Health data is crucial to improving large-scale public wellness and patient safety. For Mitch Dandurand, a health data analyst and epidemiologist for Lorain County Public Health in Elyria, Ohio, statistics have always proved fascinating. Although initially focused on performance management, Dandurand made the full-time transition to epidemiology when the COVID-19 pandemic hit in 2020. Since then, he’s aided in the collection of key data points regarding the spread of infection.
An Affinity for Health Data
“I’ve always had a fondness for statistics; however, I wasn’t really into business analytics or number crunching for, let’s say, accounting,” Dandurand says. “I entered my graduate studies in public health, initially starting in environmental health. My first semester, we had to take a basic epidemiology course; I knew within the first couple of weeks of that course that it was what I was looking for.”
Dandurand gained experience in health data analytics while in his last semester of graduate school, which prompted him to later apply for positions with local health departments. In 2015, he accepted a job in Lorain County.
“As a data analyst with the Lorain County public health department, I was mostly doing performance management and quality improvement projects,” he says. “When COVID-19 hit, we had to put a pause on those types of projects and transition into the epidemiology sector. I was promoted to full-time epidemiologist about a year ago.”
Data Collection in a Pandemic
In his current role as an epidemiologist, Dandurand has become fully immersed in the world of infectious diseases, which includes acting as the communication channel between the health department and local hospitals.
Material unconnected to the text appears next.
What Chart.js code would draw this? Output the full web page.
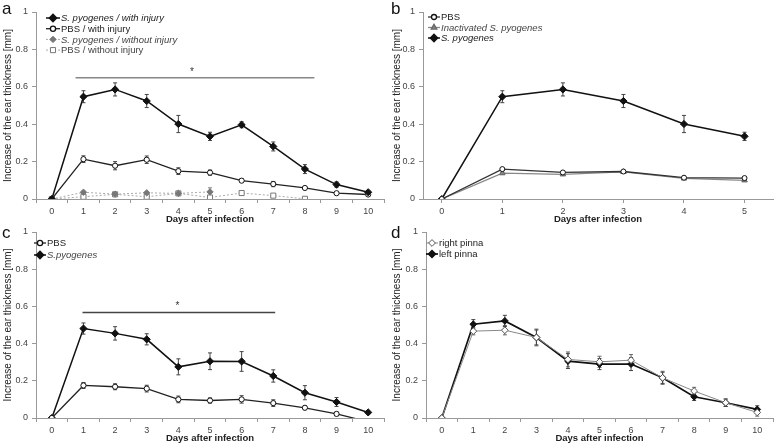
<!DOCTYPE html>
<html>
<head>
<meta charset="utf-8">
<script src="https://cdn.jsdelivr.net/npm/chart.js@4.4.0/dist/chart.umd.min.js"></script>
<style>
	body { margin: 0; background: #fff; width: 778px; height: 445px; position: relative; overflow: hidden; font-family: 'Liberation Sans', Arial, sans-serif; }
	canvas { position: absolute; }
	.tag { position: absolute; font-size: 17px; color: #111; line-height: 1; }
</style>
</head>
<body>
<canvas id="pa" width="389" height="226" style="left:0;top:0"></canvas>
<canvas id="pb" width="389" height="226" style="left:389px;top:0"></canvas>
<canvas id="pc" width="389" height="223" style="left:0;top:222px"></canvas>
<canvas id="pd" width="389" height="223" style="left:389px;top:222px"></canvas>
<div class="tag" style="left:2px;top:0">a</div>
<div class="tag" style="left:391px;top:0">b</div>
<div class="tag" style="left:2px;top:224px">c</div>
<div class="tag" style="left:391px;top:224px">d</div>
<script>
// days on the x axis
const days10 = ['0', '1', '2', '3', '4', '5', '6', '7', '8', '9', '10'];
const days5 = [0, 1, 2, 3, 4, 5];

// panel a
const aSpInj = [0, 0.547, 0.586, 0.524, 0.401, 0.335, 0.397, 0.281, 0.16, 0.077, 0.036];
const aSpInjErr = [0, 0.032, 0.035, 0.035, 0.046, 0.022, 0.016, 0.024, 0.024, 0.014, 0.01];
const aPbsInj = [0, 0.213, 0.178, 0.21, 0.149, 0.141, 0.098, 0.08, 0.059, 0.031, 0.024];
const aPbsInjErr = [0, 0.018, 0.022, 0.02, 0.018, 0.014, 0.01, 0.014, 0.006, 0.004, 0.004];
const aSpNoInj = [0, 0.036, 0.026, 0.033, 0.03, 0.038];
const aSpNoInjErr = [0, 0.006, 0.004, 0.006, 0.004, 0.022];
const aPbsNoInj = [0, 0.012, 0.025, 0.012, 0.03, 0.008, 0.032, 0.018, 0.001];
const aPbsNoInjErr = [0, 0.003, 0.003, 0.003, 0.003, 0.003, 0.003, 0.003, 0.002];
const aSig = [0.75, 8.3, 0.648, 4.43]; // from, to, height, star

// panel b
const bPbs = [0, 0.16, 0.142, 0.147, 0.114, 0.112];
const bPbsErr = [0, 0.005, 0.005, 0.005, 0.006, 0.005];
const bInact = [0, 0.138, 0.132, 0.145, 0.11, 0.1];
const bInactErr = [0, 0.005, 0.005, 0.005, 0.005, 0.006];
const bSp = [0, 0.547, 0.586, 0.524, 0.401, 0.335];
const bSpErr = [0, 0.032, 0.035, 0.035, 0.046, 0.022];

// panel c
const cPbs = [0, 0.175, 0.168, 0.158, 0.1, 0.094, 0.1, 0.08, 0.055, 0.022, -0.02];
const cPbsErr = [0, 0.016, 0.016, 0.018, 0.018, 0.014, 0.02, 0.018, 0.01, 0.01, 0];
const cSp = [0, 0.481, 0.455, 0.423, 0.275, 0.305, 0.304, 0.226, 0.136, 0.086, 0.03];
const cSpErr = [0, 0.03, 0.036, 0.03, 0.043, 0.045, 0.053, 0.033, 0.038, 0.024, 0.006];
const cSig = [0.97, 7.06, 0.567, 3.97];

// panel d
const dRight = [0, 0.467, 0.472, 0.433, 0.315, 0.302, 0.311, 0.216, 0.145, 0.082, 0.03];
const dRightErr = [0, 0.02, 0.025, 0.045, 0.04, 0.03, 0.03, 0.035, 0.02, 0.02, 0.02];
const dLeft = [0, 0.504, 0.522, 0.433, 0.306, 0.29, 0.29, 0.216, 0.114, 0.082, 0.046];
const dLeftErr = [0, 0.025, 0.03, 0.04, 0.04, 0.03, 0.035, 0.03, 0.02, 0.02, 0.02];

Chart.defaults.font.family = "'Liberation Sans', Arial, sans-serif";

const errorBars = {
	id: 'errorBars',
	beforeDatasetsDraw(chart) {
		const ctx = chart.ctx;
		const y = chart.scales.y;
		ctx.save();
		ctx.beginPath();
		ctx.rect(chart.chartArea.left, chart.chartArea.top - 20, chart.chartArea.width, chart.chartArea.height + 20);
		ctx.clip();
		chart.data.datasets.forEach((ds, i) => {
			if (!ds.errors) return;
			const meta = chart.getDatasetMeta(i);
			ctx.strokeStyle = ds.errorColor || '#444';
			ctx.lineWidth = 1;
			meta.data.forEach((pt, j) => {
				const e = ds.errors[j];
				if (!e) return;
				const v = ds.data[j];
				const top = y.getPixelForValue(v + e);
				const bot = y.getPixelForValue(v - e);
				ctx.beginPath();
				ctx.moveTo(pt.x, top); ctx.lineTo(pt.x, bot);
				ctx.moveTo(pt.x - 2, top); ctx.lineTo(pt.x + 2, top);
				ctx.moveTo(pt.x - 2, bot); ctx.lineTo(pt.x + 2, bot);
				ctx.stroke();
			});
		});
		ctx.restore();
	}
};

const sigLine = {
	id: 'sigLine',
	afterDatasetsDraw(chart, args, opts) {
		if (!opts.range) return;
		const [from, to, h, star] = opts.range;
		const ctx = chart.ctx;
		const x = chart.scales.x, y = chart.scales.y;
		const py = y.getPixelForValue(h);
		ctx.save();
		ctx.strokeStyle = opts.color || '#888';
		ctx.lineWidth = 1.5;
		ctx.beginPath();
		ctx.moveTo(x.getPixelForValue(from), py);
		ctx.lineTo(x.getPixelForValue(to), py);
		ctx.stroke();
		ctx.fillStyle = '#333';
		ctx.font = "10px 'Liberation Sans', Arial";
		ctx.textAlign = 'center';
		ctx.textBaseline = 'bottom';
		ctx.fillText('*', x.getPixelForValue(star), py - 1);
		ctx.restore();
	}
};

// legend with line + marker + per-item italic text
const keyBox = {
	id: 'keyBox',
	afterDraw(chart, args, opts) {
		const ctx = chart.ctx;
		ctx.save();
		chart.data.datasets.forEach((ds, i) => {
			const y = opts.y + i * opts.gap;
			const x = opts.x;
			ctx.strokeStyle = ds.borderColor;
			ctx.lineWidth = ds.borderWidth;
			ctx.setLineDash(ds.borderDash || []);
			ctx.beginPath();
			ctx.moveTo(x, y); ctx.lineTo(x + opts.len, y);
			ctx.stroke();
			ctx.setLineDash([]);
			ctx.fillStyle = ds.pointBackgroundColor;
			ctx.strokeStyle = ds.pointBorderColor;
			Chart.helpers.drawPoint(ctx, {
				pointStyle: ds.pointStyle, rotation: 0,
				radius: ds.keyRadius || ds.pointRadius, borderWidth: 1
			}, x + opts.len / 2, y);
			ctx.fillStyle = ds.labelColor || '#222';
			ctx.font = (ds.italic ? 'italic ' : '') + "9.5px 'Liberation Sans', Arial";
			ctx.textBaseline = 'middle';
			ctx.fillText(ds.label, x + opts.len + 1, y + 0.5);
		});
		ctx.restore();
	}
};

function line(label, data, errors, style) {
	return Object.assign({
		label: label,
		data: data,
		errors: errors,
		borderColor: '#111',
		borderWidth: 1.5,
		pointStyle: 'circle',
		pointRadius: 2.6,
		pointBackgroundColor: '#fff',
		pointBorderColor: '#111',
		pointBorderWidth: 1,
		tension: 0,
		fill: false
	}, style);
}

const spStyle = { pointStyle: 'rectRot', pointRadius: 3.6, pointBackgroundColor: '#111', italic: true };

function panel(id, labels, datasets, cfg) {
	const xAxis = {
		type: cfg.linear ? 'linear' : 'category',
		offset: !cfg.linear,
		min: cfg.linear ? cfg.xMin : undefined,
		max: cfg.linear ? cfg.xMax : undefined,
		grid: { display: true, drawOnChartArea: false, offset: !cfg.linear, tickLength: 4, color: '#999' },
		border: { color: '#999' },
		ticks: { color: '#444', font: { size: 9 }, padding: 3, maxRotation: 0, autoSkip: false, stepSize: 1 },
		title: {
			display: true, text: 'Days after infection', color: '#222',
			font: { size: 9.5, weight: 'bold' }, padding: { top: 0, bottom: 1 }
		},
		afterFit: s => { s.height = cfg.xh; }
	};
	if (cfg.linear) {
		xAxis.afterBuildTicks = s => { s.ticks = labels.map(v => ({ value: v })); };
	}
	new Chart(document.getElementById(id), {
		type: 'line',
		data: { labels: labels, datasets: datasets },
		options: {
			responsive: false,
			animation: false,
			devicePixelRatio: 1,
			layout: { padding: { top: cfg.top, right: cfg.right, left: 0, bottom: 0 } },
			scales: {
				x: xAxis,
				y: {
					min: 0,
					max: 1,
					grid: { display: true, drawOnChartArea: false, tickLength: 4, color: '#999' },
					border: { color: '#999' },
					ticks: {
						stepSize: 0.2, color: '#444', font: { size: 9 }, padding: 4,
						callback: v => String(Math.round(v * 10) / 10)
					},
					title: {
						display: true, text: 'Increase of the ear thickness [mm]', color: '#222',
						font: { size: 10 }, padding: { top: 2, bottom: 0 }
					},
					afterFit: s => { s.width = cfg.yw; }
				}
			},
			plugins: {
				legend: { display: false },
				tooltip: { enabled: false },
				sigLine: { range: cfg.sig, color: cfg.sigColor },
				keyBox: cfg.key
			}
		},
		plugins: [errorBars, sigLine, keyBox]
	});
}

panel('pa', days10, [
	line('S. pyogenes / with injury', aSpInj, aSpInjErr, spStyle),
	line('PBS / with injury', aPbsInj, aPbsInjErr, { borderColor: '#222', borderWidth: 1.3 }),
	line('S. pyogenes / without injury', aSpNoInj, aSpNoInjErr, {
		borderColor: '#aaa', borderWidth: 1, borderDash: [2, 2], pointStyle: 'rectRot', pointRadius: 3.2,
		pointBackgroundColor: '#777', pointBorderColor: '#777', errorColor: '#888', italic: true, labelColor: '#444'
	}),
	line('PBS / without injury', aPbsNoInj, aPbsNoInjErr, {
		borderColor: '#aaa', borderWidth: 1, borderDash: [2, 2], pointStyle: 'rect', pointRadius: 3.6,
		pointBorderColor: '#777', errorColor: '#999', labelColor: '#444'
	})
], { xh: 27, yw: 36, top: 12, right: 2, sig: aSig, sigColor: '#888', key: { x: 46, y: 18, gap: 10.7, len: 14 } });

panel('pb', days5, [
	line('PBS', bPbs, bPbsErr, { borderColor: '#333', borderWidth: 1.3, pointRadius: 2.5 }),
	line('Inactivated S. pyogenes', bInact, bInactErr, {
		borderColor: '#888', borderWidth: 1.3, pointStyle: 'triangle', pointRadius: 3.2,
		pointBackgroundColor: '#888', pointBorderColor: '#666', italic: true, labelColor: '#444'
	}),
	line('S. pyogenes', bSp, bSpErr, spStyle)
], { linear: true, xMin: -0.31, xMax: 5.47, xh: 27, yw: 34, top: 12, right: 1, key: { x: 39, y: 17, gap: 10.5, len: 12 } });

panel('pc', days10, [
	line('PBS', cPbs, cPbsErr, {
		borderColor: '#222', borderWidth: 1.3, keyRadius: 2.6,
		pointRadius: c => (c.raw < 0 ? 0 : 2.6)
	}),
	line('S.pyogenes', cSp, cSpErr, Object.assign({}, spStyle, { labelColor: '#444' }))
], { xh: 27, yw: 36, top: 10, right: 2, sig: cSig, sigColor: '#444', key: { x: 34, y: 21, gap: 12, len: 12 } });

panel('pd', days10, [
	line('right pinna', dRight, dRightErr, {
		borderColor: '#888', borderWidth: 1, pointStyle: 'rectRot', pointRadius: 3.4,
		pointBorderColor: '#555', errorColor: '#666'
	}),
	line('left pinna', dLeft, dLeftErr, { pointStyle: 'rectRot', pointRadius: 3.4, pointBackgroundColor: '#111', borderWidth: 1.7 })
], { xh: 27, yw: 37, top: 10, right: 1, key: { x: 37, y: 21, gap: 11, len: 12 } });
</script>
</body>
</html>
“It’s a lot of data gathering from hospitals—mainly underlying conditions of patients who are hospitalized, their vaccine status, their labs, prior infections, and getting all of that health information into a state reporting system,” he says.
The COVID-19 pandemic, while strenuous on healthcare systems, has strengthened the relationship between the health department and the other health sectors within the county. This newfound relationship has allowed for a more fruitful collaboration when looking to aggregate data and improve public health, according to Dandurand.
“A single entity cannot make a large difference in public health,” he says. “For example, if pre-term births are increasing, how are we going to stop that increase? The health department can’t do that alone; the hospitals can’t do that alone. The pandemic, while tragic in many ways, has definitely improved our relationship with these community partners. We’re excited to keep that momentum going.”
Building Key Relationships
While the COVID-19 pandemic continues to be a critical juncture for health data collection, Dandurand has started to shift into community health assessments and community health improvement plans, which are federal regulations for local health departments and hospitals. The goal through these assessments is to achieve a comprehensive understanding of health within specific communities.
“I’m responsible for all the secondary data analysis within these health assessments. That includes a lot of birth outcomes and chronic disease outcomes. COVID-19 will appear occasionally,” Dandurand says. “The goal is to assemble teams comprised of key stakeholders, such as rehab facilities, first responders, and doctors, get them in the same room, and have them come up with a plan to address the public health issues that arise from the data we collect.”
Dandurand’s work is unique yet exists adjacent to that of health information professionals. He understands the specific challenges they face when it comes to streamlining data collection with regards to patient safety and improvement of public health. With HIPAA privacy issues and myriad databases, the ultimate goal is to leverage technology that facilitates the sharing of key data points.
“It’s not so much that we need better technology; it’s more that we need technology to communicate,” he says. “Being able to aggregate data and having systems that are interoperable would allow for great progress in what we’re all doing. It’s gotten better, but it’s still in its infancy stages.”
Planning for the Future
Similar to the collaboration with key stakeholders when formulating a public health plan, Dandurand posits that health information professionals can provide valuable insight in the data aggregation process, including incidence rates at the patient level, which paint a clearer picture of overall population health.
“I can see our top causes of death and our death rates for various demographics, but we don’t know what the incidence rate is,” he says. “For example, how many people in our county have diabetes? How many people in our county have mismanaged diabetes? Is that population increasing? That type of information allows us to plan better.”
Looking toward the future, Dandurand sees value in expanding his reach in an effort to further improve the aggregation and analysis of health data.
“I still have plenty to learn at Lorain County, but I would eventually want to move into other counties and continue my work there,” he says. “I want to continue to build those relationships with other community partners.”
With the knowledge he’s gained through is work at Lorain County, Dandurand is poised to make a lasting impact in public health.